Autoencoders for Dimensionality Reduction Quiz Quiz

Explore the fundamentals of autoencoders and their role in dimensionality reduction for machine learning. This quiz assesses your understanding of basic concepts, architecture, and applications of autoencoders in reducing data features.

  1. Purpose of Autoencoders

    What is the primary purpose of using an autoencoder for dimensionality reduction in data preprocessing?

    1. To directly label input data for supervised learning tasks
    2. To generate random synthetic data from noise
    3. To increase the number of features for more complex models
    4. To compress input data into a representation with fewer features while retaining important information

    Explanation: Autoencoders are mainly used to compress high-dimensional input data into a lower-dimensional latent space, preserving essential information for reconstruction or analysis. They are not primarily designed for labeling data, which is typical of supervised learning, nor do they generate random synthetic data like generative models. Increasing the number of features is the opposite of what dimensionality reduction aims to achieve.

  2. Autoencoder Architecture

    Which component of an autoencoder is responsible for mapping the input data to a lower-dimensional space?

    1. Decoder
    2. Classifier
    3. Observer
    4. Encoder

    Explanation: The encoder part of an autoencoder compresses the input data into a lower-dimensional representation by learning key features. The decoder reconstructs the input from this representation, not performs the reduction. A classifier is unrelated to autoencoders in this context, and 'observer' is not a standard term in neural network models.

  3. Latent Space Understanding

    In an autoencoder, what term refers to the compressed, lower-dimensional representation of the input data?

    1. Latent space
    2. Buffer layer
    3. Activation zone
    4. Hidden state

    Explanation: The term 'latent space' describes the lower-dimensional feature representation produced by the encoder in an autoencoder. 'Activation zone' is not a recognized term, 'hidden state' is more often used in recurrent neural networks, and 'buffer layer' does not represent the reduced feature space.

  4. Simple Application Example

    Suppose you have images with 1,024 pixels each. How would an autoencoder perform dimensionality reduction on this data?

    1. It adds additional pixels to the images to increase their size and detail
    2. It directly clusters the images based on their pixel values without transformation
    3. It deletes random pixels from each image until the desired size is reached
    4. It learns to encode each image into fewer features, such as 50, before reconstructing the original image

    Explanation: Autoencoders reduce the dimensionality by transforming high-dimensional inputs, like images, into a compact lower-dimensional form, such as encoding 1,024 pixels into only 50 features. They do not add pixels or randomly delete data, as this would lose meaningful information. Autoencoders do not perform direct clustering; instead, they focus on efficient encoding and reconstruction.

  5. Reconstruction Error Significance

    Why is minimizing reconstruction error important when training an autoencoder for dimensionality reduction?

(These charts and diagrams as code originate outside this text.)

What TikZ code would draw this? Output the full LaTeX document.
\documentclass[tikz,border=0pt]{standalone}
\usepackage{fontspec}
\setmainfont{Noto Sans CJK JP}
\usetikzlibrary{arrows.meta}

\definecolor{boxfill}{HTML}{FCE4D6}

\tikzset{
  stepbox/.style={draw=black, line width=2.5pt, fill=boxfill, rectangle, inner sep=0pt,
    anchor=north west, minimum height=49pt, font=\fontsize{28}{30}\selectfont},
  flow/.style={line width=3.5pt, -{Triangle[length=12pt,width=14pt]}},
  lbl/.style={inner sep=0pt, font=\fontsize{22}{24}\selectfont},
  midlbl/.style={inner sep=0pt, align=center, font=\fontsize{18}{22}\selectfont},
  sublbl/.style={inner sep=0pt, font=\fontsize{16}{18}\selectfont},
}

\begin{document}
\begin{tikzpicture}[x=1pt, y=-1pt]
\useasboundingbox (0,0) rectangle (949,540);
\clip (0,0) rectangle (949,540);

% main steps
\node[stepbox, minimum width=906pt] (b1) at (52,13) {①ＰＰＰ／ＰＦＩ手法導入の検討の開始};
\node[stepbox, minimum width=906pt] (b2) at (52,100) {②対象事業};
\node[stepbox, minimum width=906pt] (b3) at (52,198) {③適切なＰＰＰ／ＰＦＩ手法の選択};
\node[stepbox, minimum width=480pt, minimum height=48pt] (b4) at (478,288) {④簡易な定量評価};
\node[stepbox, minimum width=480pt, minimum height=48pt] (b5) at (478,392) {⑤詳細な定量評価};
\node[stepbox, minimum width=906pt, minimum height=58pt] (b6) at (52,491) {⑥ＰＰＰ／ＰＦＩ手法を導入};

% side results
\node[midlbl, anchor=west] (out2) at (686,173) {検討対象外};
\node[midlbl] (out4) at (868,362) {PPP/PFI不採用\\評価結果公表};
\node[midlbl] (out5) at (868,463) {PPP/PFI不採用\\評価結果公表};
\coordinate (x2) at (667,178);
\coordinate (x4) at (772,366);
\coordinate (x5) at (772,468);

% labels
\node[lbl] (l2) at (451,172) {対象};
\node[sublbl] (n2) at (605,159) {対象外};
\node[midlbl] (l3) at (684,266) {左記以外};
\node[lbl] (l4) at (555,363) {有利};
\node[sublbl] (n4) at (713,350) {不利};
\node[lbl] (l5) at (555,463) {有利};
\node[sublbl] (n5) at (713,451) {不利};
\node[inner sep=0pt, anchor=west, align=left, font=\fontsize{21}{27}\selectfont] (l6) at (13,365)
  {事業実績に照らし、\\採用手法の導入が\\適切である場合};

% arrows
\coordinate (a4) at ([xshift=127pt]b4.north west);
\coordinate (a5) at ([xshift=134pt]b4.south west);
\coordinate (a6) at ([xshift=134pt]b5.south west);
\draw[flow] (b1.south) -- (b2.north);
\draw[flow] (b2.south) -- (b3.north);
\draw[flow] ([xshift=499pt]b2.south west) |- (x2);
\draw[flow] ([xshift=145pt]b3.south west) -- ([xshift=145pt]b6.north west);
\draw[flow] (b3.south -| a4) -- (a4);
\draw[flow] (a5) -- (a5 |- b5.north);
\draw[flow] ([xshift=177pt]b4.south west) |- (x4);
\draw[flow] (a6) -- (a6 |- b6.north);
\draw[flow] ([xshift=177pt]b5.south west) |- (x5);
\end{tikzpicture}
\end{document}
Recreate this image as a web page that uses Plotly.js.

    1. It eliminates the need for any activation functions in the network
    2. It guarantees that all noise present in the data is amplified
    3. It ensures that the crucial features of the original data are preserved in the compressed representation
    4. It makes the encoder computationally slower and less reliable

    Explanation: Minimizing reconstruction error helps the autoencoder learn a latent space that retains essential information while discarding irrelevant details. Making the encoder slower or amplifying noise are not goals of training, and the use of activation functions remains essential regardless of reconstruction error. Low error indicates successful dimensionality reduction without significant loss of relevant data.